The promised foreign investment and jobs did not materialise. Instead, the costs kept soaring far beyond what the taxpayer had been told.

Fifa and its associates have used an old trick best illustrated in Hans Christian Andersen’s tale of a vain emperor and a gullible citizenry who do not tell their ruler and his tricksters that they cannot see the benefits they insisted were there.

We have a government and a football association that, to this day, insist that by spending billions to host the World Cup, South Africa gained something of material value as well as an investment in the perception management of the country.

They show us the stadiums we already had and others that have become white elephants, and label them our “World Cup legacy”.

They have used that tired line that the cup fostered national cohesion and demonstrated that South Africa was not just another Third World country.

I am not sure how national cohesion is fostered when those who ordinarily support the game and are in the majority of the population are excluded by astronomical ticket prices.

The school on the piece of land where the Mbombela Stadium was built, and which was demolished so as to make space for the ground, has been rebuilt elsewhere with better facilities.

That, however, does not count as a tournament benefit because all South African children deserve better schools anyway.

I could be wrong, but it does not appear that our country is awash with tourists who were so captured by the World Cup in 2010 that they have not stopped coming to South Africa.

Truth is, with the exception of the construction industry or other corporates that have bought themselves into the monopoly of their names being the only ones mentioned in association with the tournament, South Africa has not benefited from hosting the World Cup.

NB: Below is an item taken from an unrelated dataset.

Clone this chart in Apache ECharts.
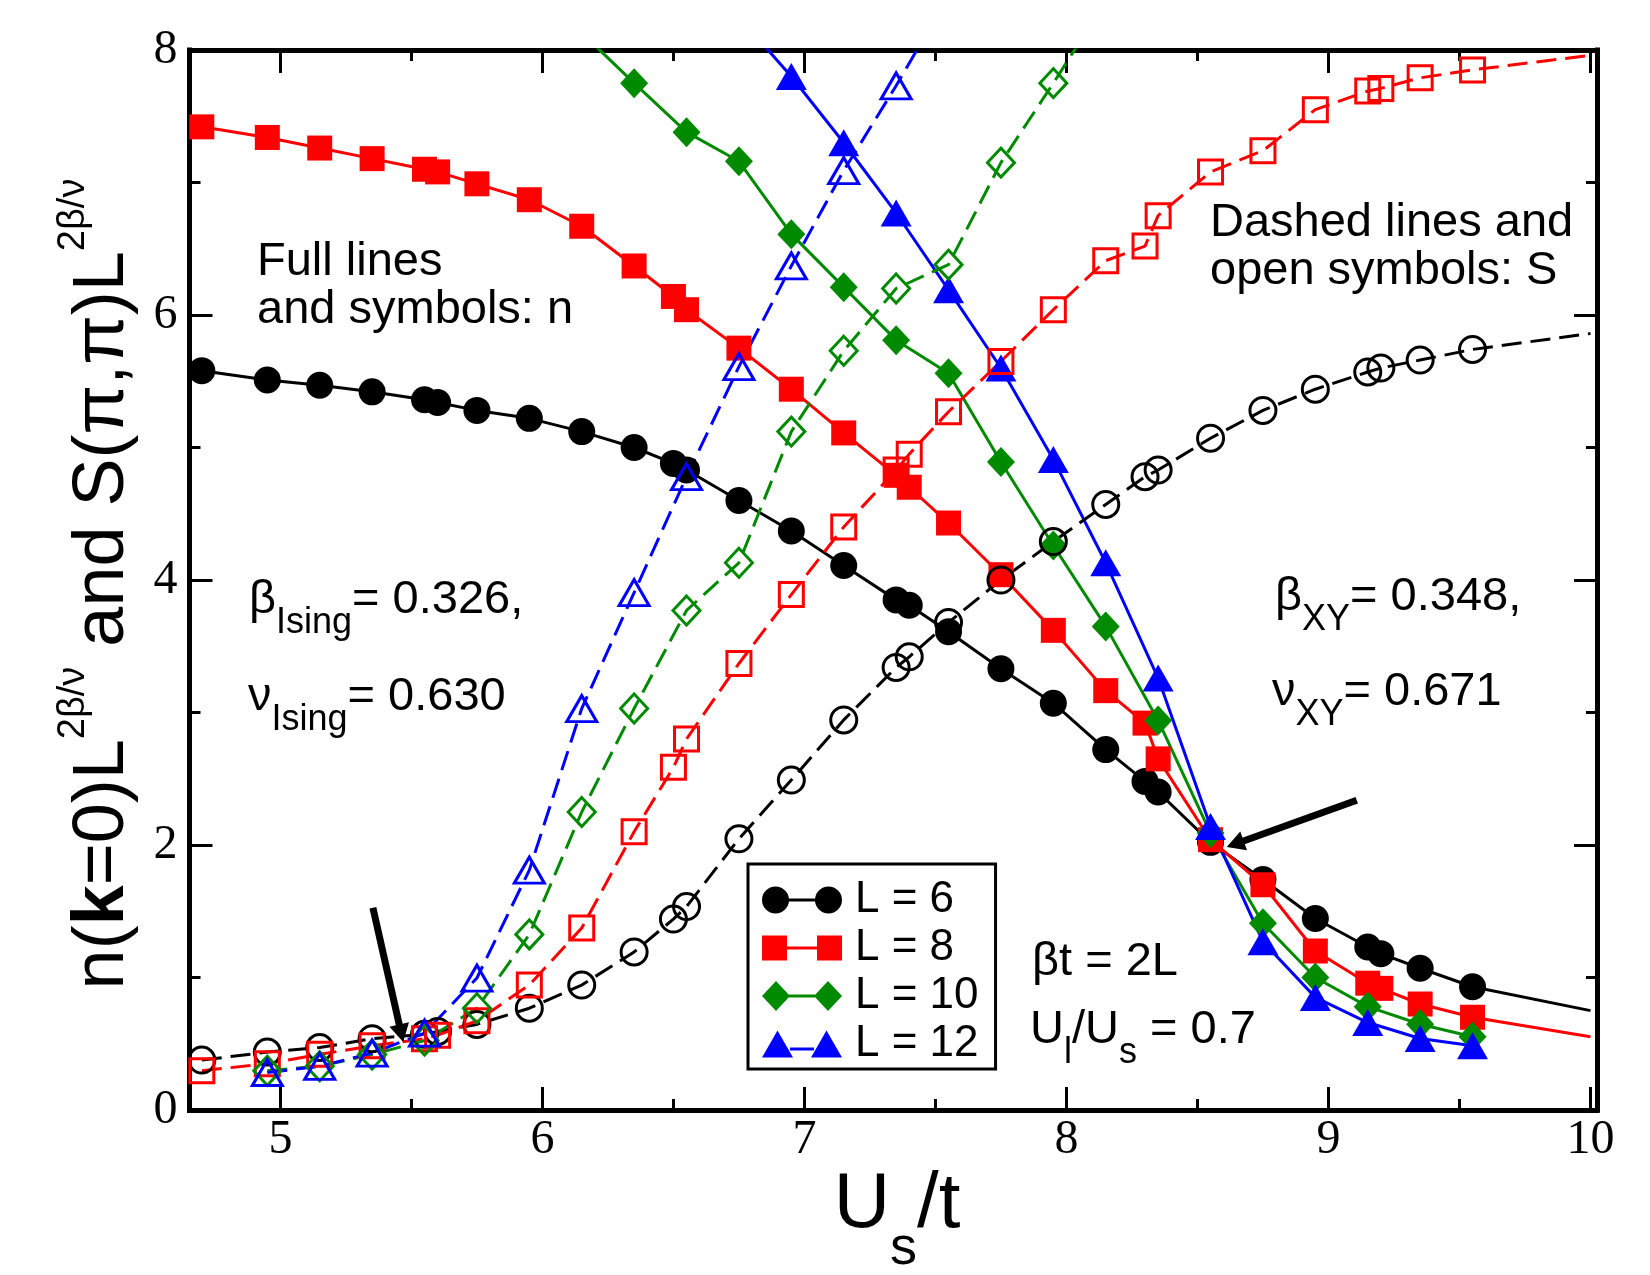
<!DOCTYPE html>
<html lang="en">
<head>
<meta charset="UTF-8">
<title>n(k=0) and S(pi,pi) vs Us/t</title>
<script src="https://cdn.jsdelivr.net/npm/echarts@6.0.0/dist/echarts.min.js"></script>
<style>html,body{margin:0;padding:0;background:#fff;}</style>
</head>
<body>
<div id="main" style="width:1650px;height:1275px;"></div>
<script type="text/javascript">

// U_s/t values used by the L = 6 and L = 8 sets (10 = where the line leaves the frame)
const usAll = [4.7, 4.95, 5.15, 5.35, 5.55, 5.6, 5.75, 5.95, 6.15, 6.35, 6.5, 6.55, 6.75, 6.95, 7.15,
  7.35, 7.4, 7.55, 7.75, 7.95, 8.15, 8.3, 8.35, 8.55, 8.75, 8.95, 9.15, 9.2, 9.35, 9.55, 10];

// full lines, filled symbols: n(k=0) L^(2b/v)
const n6 = [5.58, 5.51, 5.47, 5.42, 5.36, 5.34, 5.28, 5.22, 5.12, 5.00, 4.88, 4.83, 4.60, 4.37, 4.11,
  3.85, 3.81, 3.61, 3.33, 3.07, 2.72, 2.48, 2.40, 2.02, 1.74, 1.445, 1.23, 1.18, 1.07, 0.93, 0.75];
const n8 = [7.42, 7.34, 7.26, 7.18, 7.10, 7.08, 6.99, 6.87, 6.67, 6.37, 6.14, 6.04, 5.75, 5.44, 5.11,
  4.79, 4.70, 4.43, 4.04, 3.62, 3.165, 2.92, 2.65, 2.04, 1.70, 1.20, 0.957, 0.918, 0.80, 0.70, 0.553];
const usN10 = [6.15, 6.35, 6.55, 6.75, 6.95, 7.15, 7.35, 7.55, 7.75, 7.95, 8.15, 8.35, 8.55, 8.75, 8.95, 9.15, 9.35, 9.55];
const n10 = [8.13, 7.75, 7.38, 7.16, 6.61, 6.21, 5.81, 5.56, 4.89, 4.26, 3.65, 2.94, 2.09, 1.41, 1.00, 0.78, 0.647, 0.553];
const usN12 = [6.75, 6.95, 7.15, 7.35, 7.55, 7.75, 7.95, 8.15, 8.35, 8.55, 8.75, 8.95, 9.15, 9.35, 9.55];
const n12 = [8.25, 7.80, 7.30, 6.77, 6.19, 5.60, 4.91, 4.13, 3.26, 2.14, 1.27, 0.85, 0.66, 0.54, 0.485];

// dashed lines, open symbols: S(pi,pi) L^(2b/v)
const s6 = [0.377, 0.437, 0.471, 0.538, 0.571, 0.593, 0.646, 0.768, 0.943, 1.193, 1.441, 1.535, 2.047, 2.49, 2.944,
  3.34, 3.42, 3.68, 4.00, 4.29, 4.57, 4.78, 4.83, 5.07, 5.28, 5.44, 5.57, 5.60, 5.66, 5.74, 5.86];
const s8 = [0.296, 0.35, 0.42, 0.485, 0.538, 0.565, 0.673, 0.943, 1.373, 2.10, 2.586, 2.80, 3.37, 3.89, 4.40,
  4.83, 4.95, 5.27, 5.65, 6.04, 6.41, 6.52, 6.75, 7.08, 7.24, 7.55, 7.69, 7.71, 7.79, 7.85, 7.96];
const usS10 = [4.95, 5.15, 5.35, 5.55, 5.75, 5.95, 6.15, 6.35, 6.55, 6.75, 6.95, 7.15, 7.35, 7.55, 7.75, 7.95, 8.15];
const s10 = [0.296, 0.33, 0.418, 0.525, 0.768, 1.325, 2.249, 3.03, 3.77, 4.13, 5.12, 5.73, 6.20, 6.38, 7.15, 7.75, 8.37];
const usS12 = [4.95, 5.15, 5.35, 5.55, 5.75, 5.95, 6.15, 6.35, 6.55, 6.75, 6.95, 7.15, 7.35, 7.55];
const s12 = [0.283, 0.33, 0.43, 0.58, 0.996, 1.81, 3.03, 3.905, 4.78, 5.61, 6.37, 7.09, 7.73, 8.41];

const legendNames = ['L = 6', 'L = 8', 'L = 10', 'L = 12'];
const colors = ['#000000', '#ff0000', '#008a00', '#0000ff'];

// the two arrows pointing at the crossings
const arrowLeft = [[5.353, 1.526], [5.461, 0.579]];
const arrowRight = [[9.108, 2.338], [8.644, 2.008]];

const SANS = "'Liberation Sans', Arial, Helvetica, sans-serif";
const SERIF = "'Liberation Serif', 'Times New Roman', serif";

function pts(xs, ys) {
  return xs.map((x, i) => x >= 10 ? { value: [x, ys[i]], symbol: 'none' } : [x, ys[i]]);
}

function nSeries(name, color, symbol, size, xs, ys) {
  return {
    name: name, type: 'line', data: pts(xs, ys),
    symbol: symbol, symbolSize: size, showAllSymbol: true,
    itemStyle: { color: color },
    lineStyle: { color: color, width: 3 },
    emphasis: { disabled: true }, silent: true, clip: true
  };
}

function sSeries(name, color, symbol, size, xs, ys) {
  return {
    name: name, type: 'line', data: pts(xs, ys),
    symbol: symbol, symbolSize: size, showAllSymbol: true,
    itemStyle: { color: 'rgba(0,0,0,0)', borderColor: color, borderWidth: 3 },
    lineStyle: { color: color, width: 3, type: [20, 9] },
    emphasis: { disabled: true }, silent: true, clip: true
  };
}

const icons = [
  'path://M0,13.5A13.5,13.5,0,1,1,27,13.5A13.5,13.5,0,1,1,0,13.5ZM53,13.5A13.5,13.5,0,1,1,80,13.5A13.5,13.5,0,1,1,53,13.5ZM25,12L55,12L55,15L25,15Z',
  'path://M0,0L25,0L25,25L0,25ZM55,0L80,0L80,25L55,25ZM24,11L56,11L56,14L24,14Z',
  'path://M0,15L14,0L28,15L14,30ZM52,15L66,0L80,15L66,30ZM27,13.5L53,13.5L53,16.5L27,16.5Z',
  'path://M0,27L15.5,0L31,27ZM49,27L64.5,0L80,27ZM28,17L52,17L52,20L28,20Z'
];

const series = [
  nSeries(legendNames[0], colors[0], 'circle', 27, usAll, n6),
  nSeries(legendNames[1], colors[1], 'rect', 25, usAll, n8),
  nSeries(legendNames[2], colors[2], 'diamond', [28, 30], usN10, n10),
  nSeries(legendNames[3], colors[3], 'triangle', [31, 27], usN12, n12),
  sSeries('S 6', colors[0], 'circle', 26, usAll, s6),
  sSeries('S 8', colors[1], 'rect', 24, usAll, s8),
  sSeries('S 10', colors[2], 'diamond', [27, 29], usS10, s10),
  sSeries('S 12', colors[3], 'triangle', [30, 26], usS12, s12)
];

series[0].markLine = {
  silent: true, animation: false,
  symbol: ['none', 'triangle'], symbolSize: [20, 18],
  label: { show: false },
  lineStyle: { color: '#000', width: 7, type: 'solid' },
  emphasis: { disabled: true },
  data: [
    [{ coord: arrowLeft[0] }, { coord: arrowLeft[1] }],
    [{ coord: arrowRight[0] }, { coord: arrowRight[1] }]
  ]
};

function xAxisCfg(pos) {
  return {
    type: 'value', position: pos, min: 4.653, max: 10.025,
    axisLine: { show: true, onZero: false, lineStyle: { color: '#000', width: 5, cap: 'square' } },
    axisTick: { show: true, inside: true, length: 23, lineStyle: { color: '#000', width: 3 } },
    minorTick: { show: true, splitNumber: 2, length: 11, lineStyle: { color: '#000', width: 3 } },
    axisLabel: { show: pos === 'bottom', fontFamily: SERIF, fontSize: 48, color: '#000', margin: 6,
      showMinLabel: false, showMaxLabel: false },
    splitLine: { show: false }
  };
}

function yAxisCfg(pos) {
  return {
    type: 'value', position: pos, min: 0, max: 8, interval: 2,
    axisLine: { show: true, onZero: false, lineStyle: { color: '#000', width: 5, cap: 'square' } },
    axisTick: { show: true, inside: true, length: 23, lineStyle: { color: '#000', width: 3 } },
    minorTick: { show: true, splitNumber: 2, length: 11, lineStyle: { color: '#000', width: 3 } },
    axisLabel: { show: pos === 'left', fontFamily: SERIF, fontSize: 48, color: '#000', margin: 12 },
    splitLine: { show: false }
  };
}

const mainTxt = { fontFamily: SANS, fontSize: 47, lineHeight: 64, verticalAlign: 'top', fill: '#000' };
const subTxt = { fontFamily: SANS, fontSize: 36, verticalAlign: 'bottom', fill: '#000' };

function note(x, y, text, extra) {
  return Object.assign({
    type: 'text', x: x, y: y, silent: true, z: 100,
    style: { text: text, fontFamily: SANS, fontSize: 47, lineHeight: 48, fill: '#000',
      rich: { m: mainTxt, s: subTxt } }
  }, extra || {});
}

var myChart = echarts.init(document.getElementById('main'), null, { renderer: 'canvas' });

var option = {
  animation: false,
  backgroundColor: '#fff',
  grid: { left: 189.5, right: 53, top: 50, bottom: 165 },
  xAxis: [xAxisCfg('bottom'), xAxisCfg('top')],
  yAxis: [yAxisCfg('left'), yAxisCfg('right')],
  legend: {
    left: 748, top: 864, orient: 'vertical',
    data: legendNames.map((n, i) => ({ name: n, icon: icons[i] })),
    itemWidth: 80, itemHeight: 30, itemGap: 4,
    padding: [14, 17, 3, 14],
    backgroundColor: '#fff', borderColor: '#000', borderWidth: 3,
    selectedMode: false,
    textStyle: { fontFamily: SANS, fontSize: 44, lineHeight: 44, color: '#000', padding: [0, 0, 0, 8] }
  },
  graphic: [
    note(257, 238, 'Full lines\nand symbols: n'),
    note(1210, 199, 'Dashed lines and\nopen symbols: S'),
    note(249, 577, '{m|β}{s|Ising}{m|= 0.326,}'),
    note(248, 674, '{m|ν}{s|Ising}{m|= 0.630}'),
    note(1275, 574, '{m|β}{s|XY}{m|= 0.348,}'),
    note(1272, 669, '{m|ν}{s|XY}{m|= 0.671}'),
    note(1032, 938, 'βt = 2L'),
    note(1030, 1007, '{m|U}{s|l}{m|/U}{s|s}{m| = 0.7}'),
    {
      type: 'text', x: 97, y: 584, rotation: Math.PI / 2, silent: true,
      style: {
        text: '{m|n(}{b|k}{m|=0)L}{p|2β/ν}{m| and S(π,π)L}{p|2β/ν}',
        align: 'center', verticalAlign: 'middle', fill: '#000',
        rich: {
          m: { fontFamily: SANS, fontSize: 72, lineHeight: 84, verticalAlign: 'bottom', fill: '#000' },
          b: { fontFamily: SANS, fontSize: 72, fontWeight: 'bold', lineHeight: 84, verticalAlign: 'bottom', fill: '#000' },
          p: { fontFamily: SANS, fontSize: 38, verticalAlign: 'top', fill: '#000' }
        }
      }
    },
    {
      type: 'text', x: 897, y: 1166, silent: true,
      style: {
        text: '{m|U}{s|s}{m|/t}', align: 'center', verticalAlign: 'top', fill: '#000',
        rich: {
          m: { fontFamily: "'Liberation Sans Narrow', " + SANS, fontSize: 78, lineHeight: 110, verticalAlign: 'top', fill: '#000' },
          s: { fontFamily: "'Liberation Sans Narrow', " + SANS, fontSize: 54, verticalAlign: 'bottom', fill: '#000' }
        }
      }
    }
  ],
  series: series
};

myChart.setOption(option);

</script>
</body>
</html>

Even promised development has not happened. We are sitting with potentially the worst Bafana side since readmission.

As the people of Brazil are showing now, sporting multinationals such as Fifa have to be reined in.

While the anti-World Cup lobby will probably lose the battle, it will hopefully knock some conscience into Fifa, who have never-ending conditions that require states to part with huge chunks of their budgets to upgrade infrastructure or stadiums.

I am not holding my breath that Fifa has a heart.

 

I can understand the hold the World Bank and the International Monetary Fund have on nations (the modern, international political economy is based on the state’s credit-worthiness in the eyes of these lenders and the rating institutions), but it is puzzling why and how easily states surrender their sovereignty to Sepp Blatter and his band of self-ordained Zurich patricians who have colonised football.

Reflecting on the World Cup is not purely for nostalgic reasons. There already are on-off murmurs of Durban bidding to host the Olympics in the future. Knowing what we know from how the World Cup promised much but ended up taking from the poor, we should discourage such talk at its embryonic stage.

We have learnt from the World Cup that there is no point in putting up appearances and inviting and being invited by the mink-and-manure set when we return home to children who die falling into pit latrines and young people who will never fulfil their potential because they have to drop out of university because their unemployed parents cannot afford to keep them there.

That is the crux of the matter.

Countries with huge social needs and limited budgets should not be spending billions on vanity projects such as the World Cup or the Olympics.

This is far simpler than understanding or explaining the off-side rule.